Rush is a Band

A blog devoted to RUSH:
Neil Peart, Geddy Lee & Alex Lifeson

Tue, Dec 10, 2019

Snakes & Arrows review

Fri, Mar 23, 2007@11:18AM | comments

The very first review of Snakes & Arrows has appeared. It's from UK music journalist Dave Ling and it's a good one:

Friday 23rd March
Yesterday afternoon was occupied by a playback of Rush's new album. Given the paranoia that exists about downloading, this was the UK media's only chance to hear 'Snakes & Arrows' before its release date of April 30. I'd been dying to hear it, unlike the representative of Kerrang! that read a book for pretty much the entire 63 minutes, disappeared for a piss halfway through and f**ked off before the last song ended. Okay, I know Rush's current standing at K! Towers probably lies somewhere beneath Panic! At The Disco, Job For A Cowboy or Aiden - altogether... WHO?! - but I admit, this person's disprespect shocked me, especially as Pegi Cecconi from the Rush office was in the room at the time.
Anyway, 'Snakes & Arrows' is a vast improvement upon the Canadian trio's last album. I'll be frank, 2002's 'Vapor Trails' did very little for me. This time the band have gone heavier (very heavy in places!), with guitarist Alex Lifeson being let off the leash.
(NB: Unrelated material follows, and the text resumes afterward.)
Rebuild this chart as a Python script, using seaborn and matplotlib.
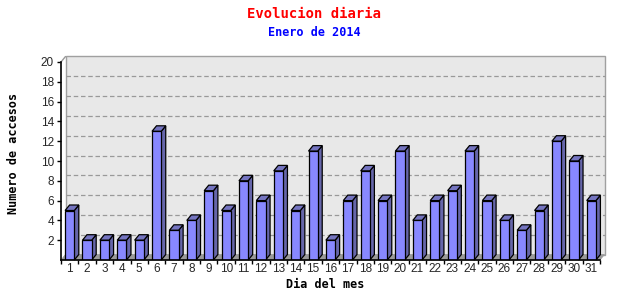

Opening track (and first single) 'Far Cry' is probably the best song, being reminiscent of the band's 'Permanent Waves' album. But generally speaking, it's extremely strong throughout. Hugh Syme's artwork is excellent as ever, visualising a theme that seems to run through some of the songs; the elements. 'Spindrift', for instance, uses pounding instrumental parts to re-create waves crashing in on the western shore. 'The Larger Bowl (A Pantoum)', meanwhile, picks up where the 'Hemispheres'-era track 'Circumstances' left off with its couplet of: "Some of us live in a cloud of fear/Some live behind iron gates". In the vaguest possible way, Rush also pay lip service to the differences between the Middle East and Middle West in 'The Way The Wind Blows', which features the telling line of "Pray... and pass the ammunition" and a great solo from Lifeson. The best compliment that you could pay Peart's words is that they're thoughtful without being stuffy. The album, too, is heavy, but falls short of being one dimensional. You're gonna like it, I'm sure.